有一次阿棠因为她妈不给她买哇哈哈离家出走,她走在黑暗的巷子里看到有蠕动的人影,她哇的哭出声来,她寻着灯光跑回家里。那以后很长的时间阿棠都得开着灯睡觉。
我在听到这个故事的时候因为娃哈哈笑到不行,我说如果故事里是我肯定会沿着黑暗走过去,她说不行,那一刻必须跑回家。
阿棠害怕活跃的黑暗。
我睡觉是要关灯的。
我们家楼下的高铁站,绿皮火车和铁轨的撞击声,不停歇的高铁和空气的摩擦声,站里的接送乘客的广播声,都是我入眠的协奏,主旋律是黑暗。
我不怕黑的,我和张贞茂吹牛逼说怕什么,老子晓得几个小时后就是黎明。
天知道多久之后是黎明。
老家在两座山脚下,那里的夜里有阿棠喜欢的万籁俱静。
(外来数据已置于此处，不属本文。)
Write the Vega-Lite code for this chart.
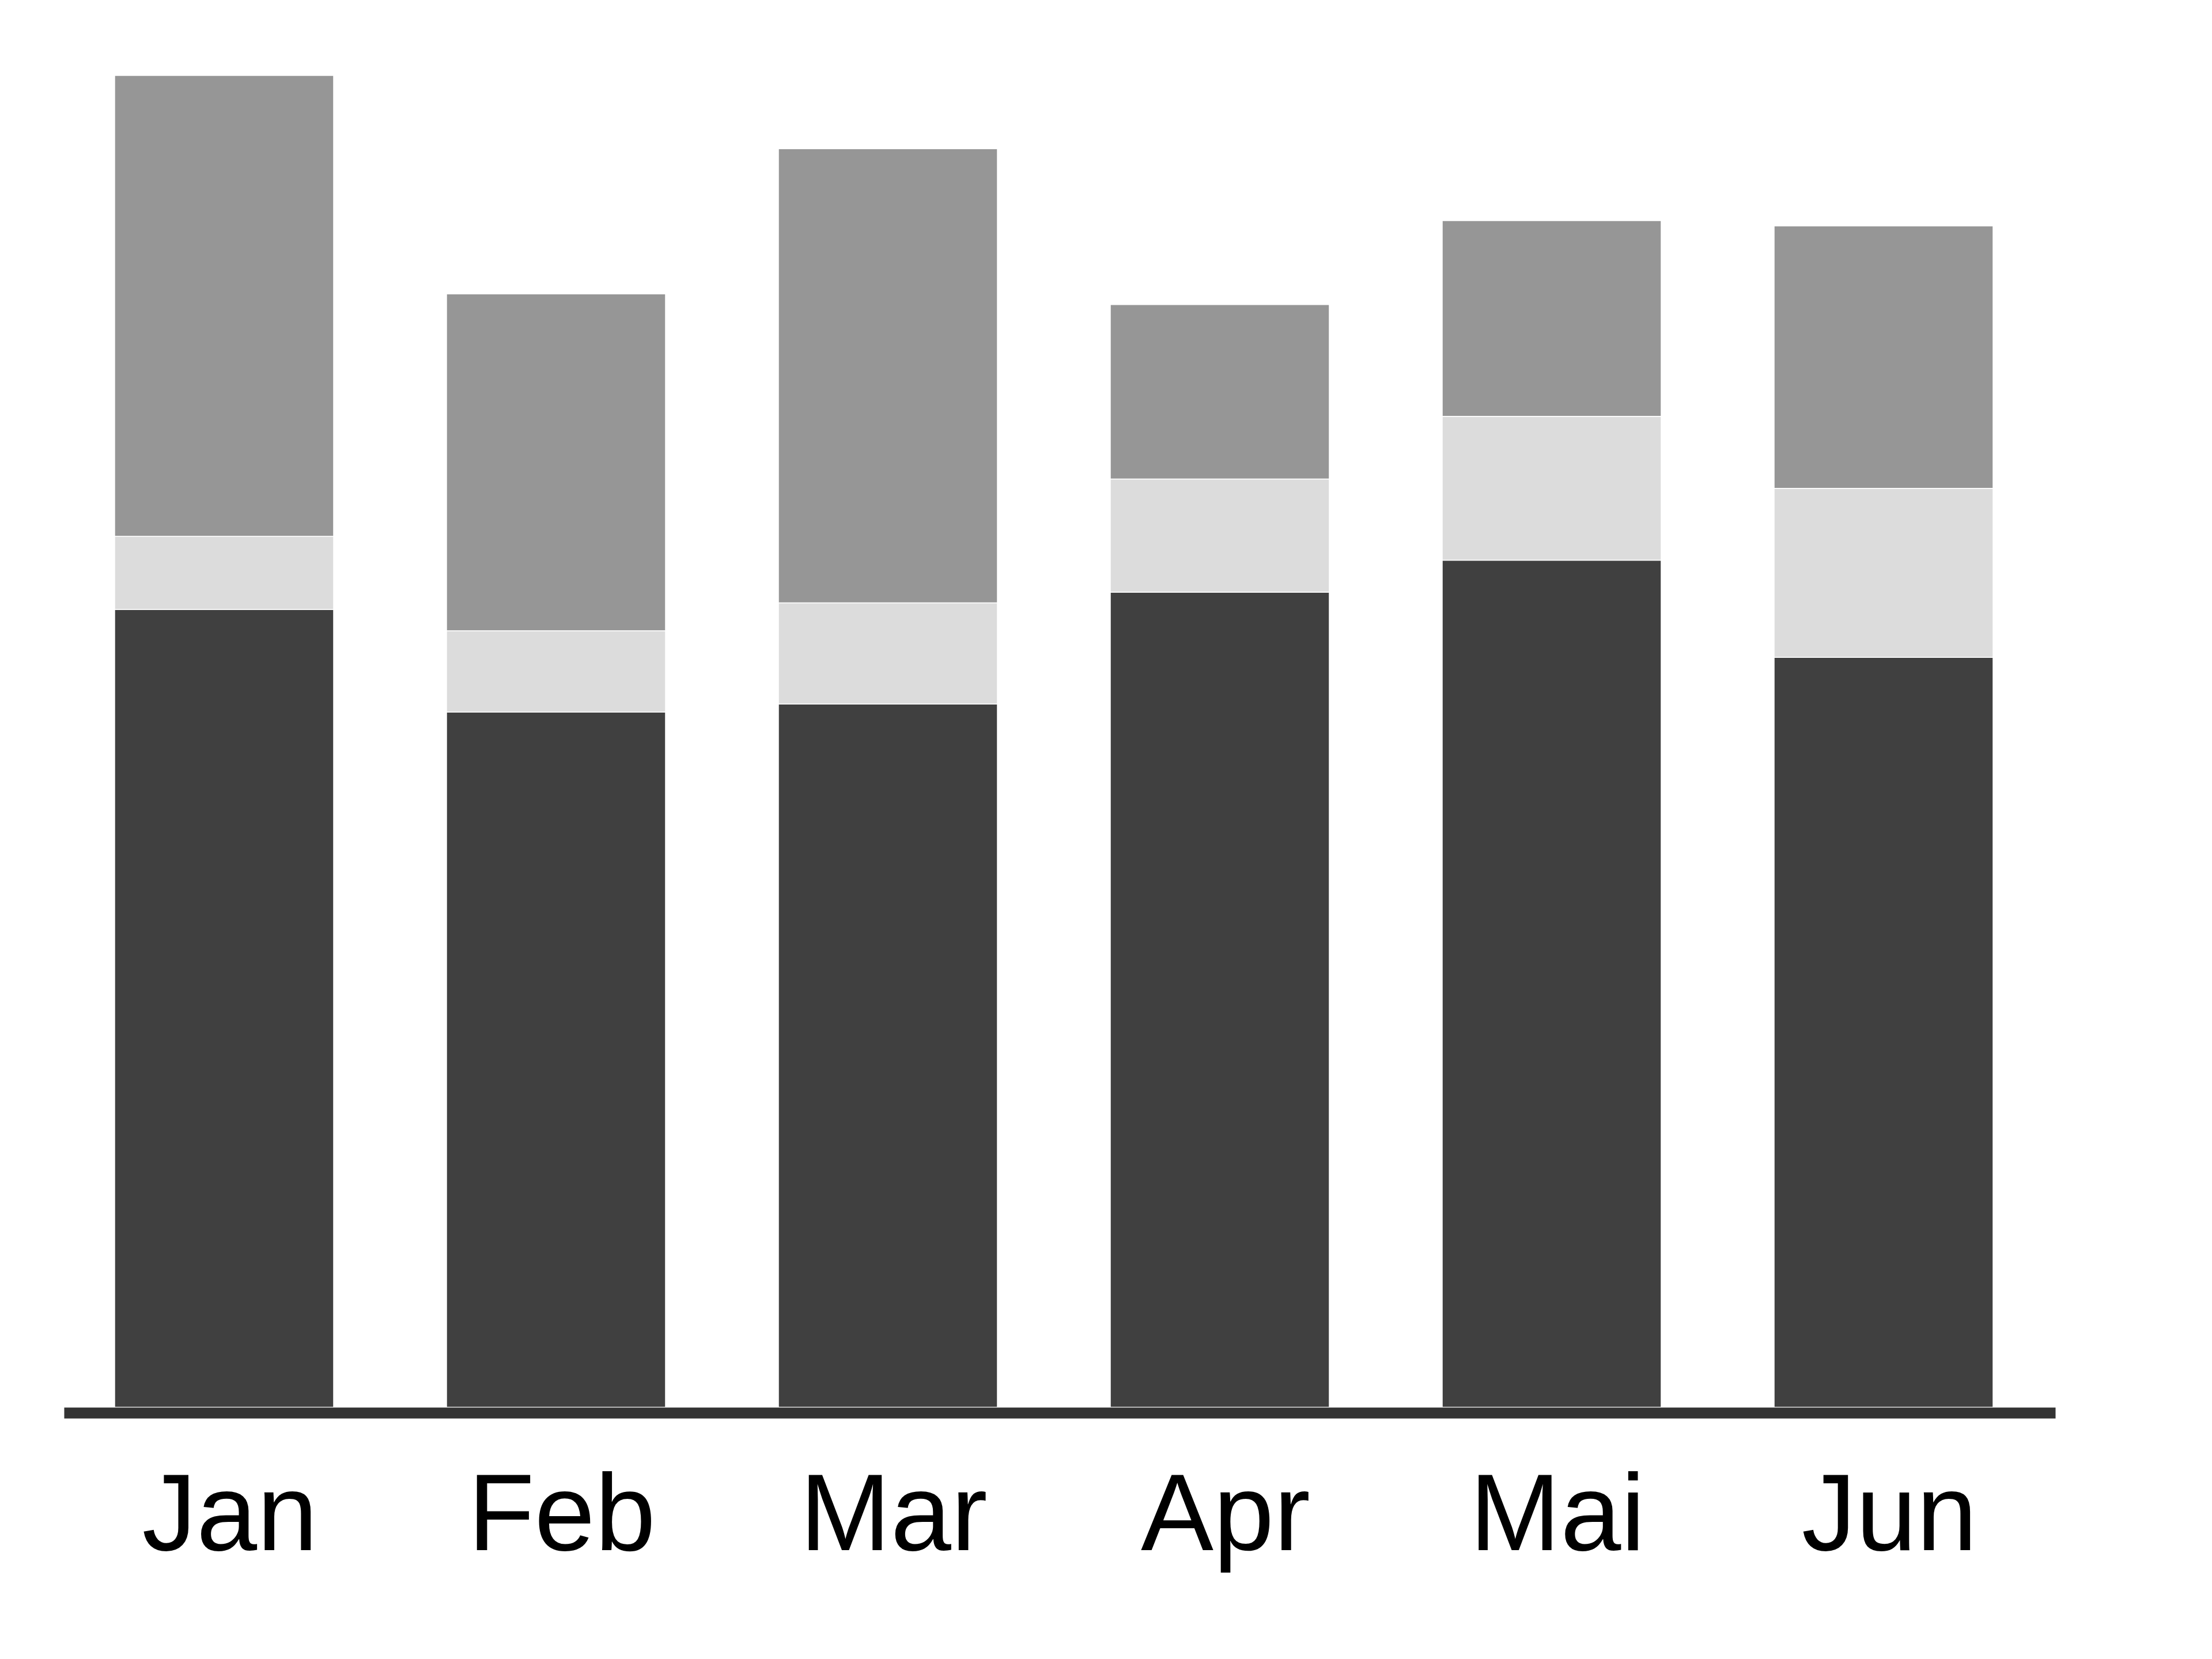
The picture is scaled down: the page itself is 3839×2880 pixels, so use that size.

村里有一座没有和尚的寺庙,太久没回去已经忘了庙里到底供的是哪位菩萨。那时候我刚上小学,成天在河里抓鱼的年纪,最开心的热闹是正月的庙会,全村的人都聚在那里吃一顿豆花饭。我家住在一个可以俯瞰全村的位置,我每晚睡觉前都会去门口的樱花树跑撒尿,那时候全村都熄灯了,只有庙里还亮着光。
平时庙里的大小事务都是两位奶奶辈的女人在料理。我和发小常常会在下学后跑去庙里打闹,某一天和两位老人一同关门离开的时候我问他们为什么庙里每晚都不关灯,老人望着我讲道,孩子呀,不能关灯的,关了灯我们就看不清回家的路了。
我当时并不能理解这种浪费电的行为,直到去年春节回去村里。
阔别多年的庙会上,发小嘲讽道,当年村里最信佛的两位老人都走了。大家在酒桌上嬉笑怒骂,每家每户在麻将声中灯火通明。我在门口抽烟的时候望向庙里,只有那里没有光。